■ OBJECTIVE: Print nothing but the lines from the start of the listing below through the line that contains "const labelOffsets: [number, number][]". Do not include the pictures.

»»

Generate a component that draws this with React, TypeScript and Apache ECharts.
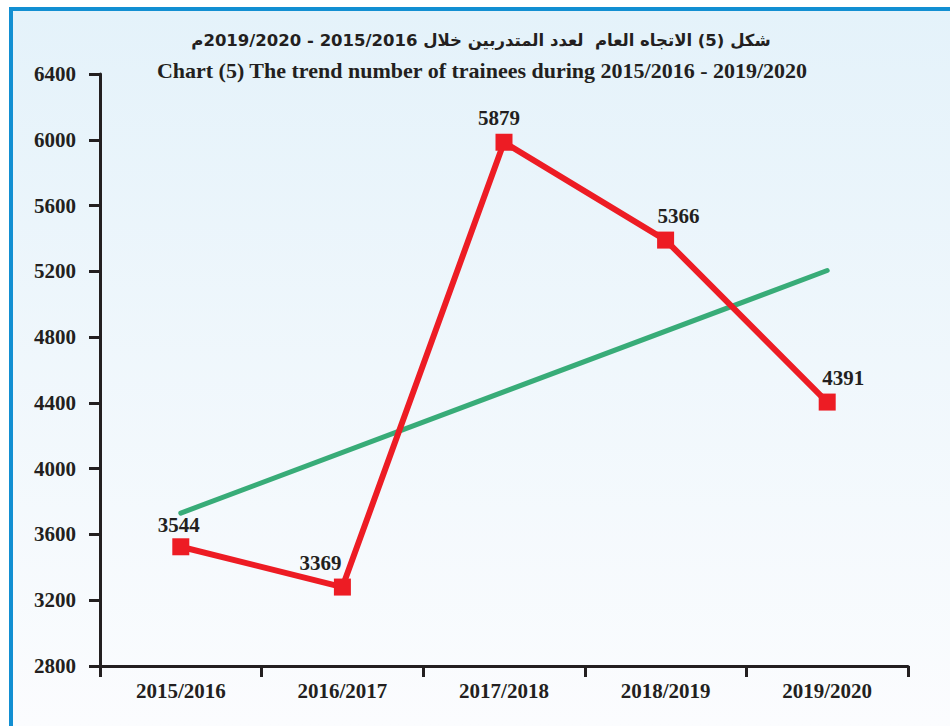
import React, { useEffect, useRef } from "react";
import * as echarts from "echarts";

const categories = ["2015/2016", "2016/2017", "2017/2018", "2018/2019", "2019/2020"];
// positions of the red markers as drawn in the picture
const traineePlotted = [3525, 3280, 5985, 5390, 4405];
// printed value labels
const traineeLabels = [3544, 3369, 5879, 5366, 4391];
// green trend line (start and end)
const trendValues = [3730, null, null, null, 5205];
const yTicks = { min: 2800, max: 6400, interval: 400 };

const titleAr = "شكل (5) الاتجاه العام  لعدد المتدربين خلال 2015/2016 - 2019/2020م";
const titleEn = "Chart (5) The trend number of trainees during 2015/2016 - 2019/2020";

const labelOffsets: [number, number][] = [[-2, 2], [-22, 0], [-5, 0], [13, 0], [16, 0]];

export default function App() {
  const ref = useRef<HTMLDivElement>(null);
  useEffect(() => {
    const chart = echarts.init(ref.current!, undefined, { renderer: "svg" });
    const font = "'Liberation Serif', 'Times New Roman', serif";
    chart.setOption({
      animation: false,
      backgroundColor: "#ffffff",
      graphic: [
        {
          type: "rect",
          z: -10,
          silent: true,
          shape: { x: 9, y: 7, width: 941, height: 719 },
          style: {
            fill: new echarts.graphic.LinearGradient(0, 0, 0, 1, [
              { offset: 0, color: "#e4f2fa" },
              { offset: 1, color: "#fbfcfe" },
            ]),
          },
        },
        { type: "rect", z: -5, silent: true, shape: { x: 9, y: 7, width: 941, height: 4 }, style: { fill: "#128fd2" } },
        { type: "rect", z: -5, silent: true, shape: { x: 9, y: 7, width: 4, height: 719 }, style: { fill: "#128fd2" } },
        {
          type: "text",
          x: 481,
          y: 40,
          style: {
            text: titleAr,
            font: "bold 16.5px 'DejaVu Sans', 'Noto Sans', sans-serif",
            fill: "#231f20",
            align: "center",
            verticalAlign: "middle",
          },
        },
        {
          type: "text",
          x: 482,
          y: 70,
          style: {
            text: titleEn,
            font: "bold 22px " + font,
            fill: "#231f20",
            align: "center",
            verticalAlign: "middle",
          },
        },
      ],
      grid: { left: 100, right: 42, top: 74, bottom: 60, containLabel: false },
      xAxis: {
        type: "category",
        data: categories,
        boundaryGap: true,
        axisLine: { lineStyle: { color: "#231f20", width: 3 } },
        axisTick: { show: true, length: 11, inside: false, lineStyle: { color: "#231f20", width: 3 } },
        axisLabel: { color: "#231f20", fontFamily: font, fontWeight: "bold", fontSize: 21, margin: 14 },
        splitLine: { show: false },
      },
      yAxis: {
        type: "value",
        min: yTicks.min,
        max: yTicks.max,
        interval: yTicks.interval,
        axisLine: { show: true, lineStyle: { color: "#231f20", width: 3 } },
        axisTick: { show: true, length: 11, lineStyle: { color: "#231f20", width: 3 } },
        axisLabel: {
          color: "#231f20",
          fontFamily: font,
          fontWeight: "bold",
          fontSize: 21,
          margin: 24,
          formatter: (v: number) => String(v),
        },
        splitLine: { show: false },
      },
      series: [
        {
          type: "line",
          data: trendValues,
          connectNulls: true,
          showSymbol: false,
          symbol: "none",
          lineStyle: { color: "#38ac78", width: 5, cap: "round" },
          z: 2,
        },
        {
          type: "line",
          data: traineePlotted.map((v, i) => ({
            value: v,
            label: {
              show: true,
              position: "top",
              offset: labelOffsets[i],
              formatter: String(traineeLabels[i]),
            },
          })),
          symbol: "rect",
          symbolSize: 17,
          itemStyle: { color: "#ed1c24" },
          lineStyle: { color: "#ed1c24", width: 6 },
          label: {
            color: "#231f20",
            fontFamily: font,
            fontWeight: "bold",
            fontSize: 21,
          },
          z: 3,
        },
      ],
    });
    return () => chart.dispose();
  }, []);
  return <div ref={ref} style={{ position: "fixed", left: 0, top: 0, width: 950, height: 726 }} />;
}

««

■ EXERCISE ANSWER:
Generate a component that draws this with React, TypeScript and Apache ECharts.
import React, { useEffect, useRef } from "react";
import * as echarts from "echarts";

const categories = ["2015/2016", "2016/2017", "2017/2018", "2018/2019", "2019/2020"];
// positions of the red markers as drawn in the picture
const traineePlotted = [3525, 3280, 5985, 5390, 4405];
// printed value labels
const traineeLabels = [3544, 3369, 5879, 5366, 4391];
// green trend line (start and end)
const trendValues = [3730, null, null, null, 5205];
const yTicks = { min: 2800, max: 6400, interval: 400 };

const titleAr = "شكل (5) الاتجاه العام  لعدد المتدربين خلال 2015/2016 - 2019/2020م";
const titleEn = "Chart (5) The trend number of trainees during 2015/2016 - 2019/2020";

const labelOffsets: [number, number][] = [[-2, 2], [-22, 0], [-5, 0], [13, 0], [16, 0]];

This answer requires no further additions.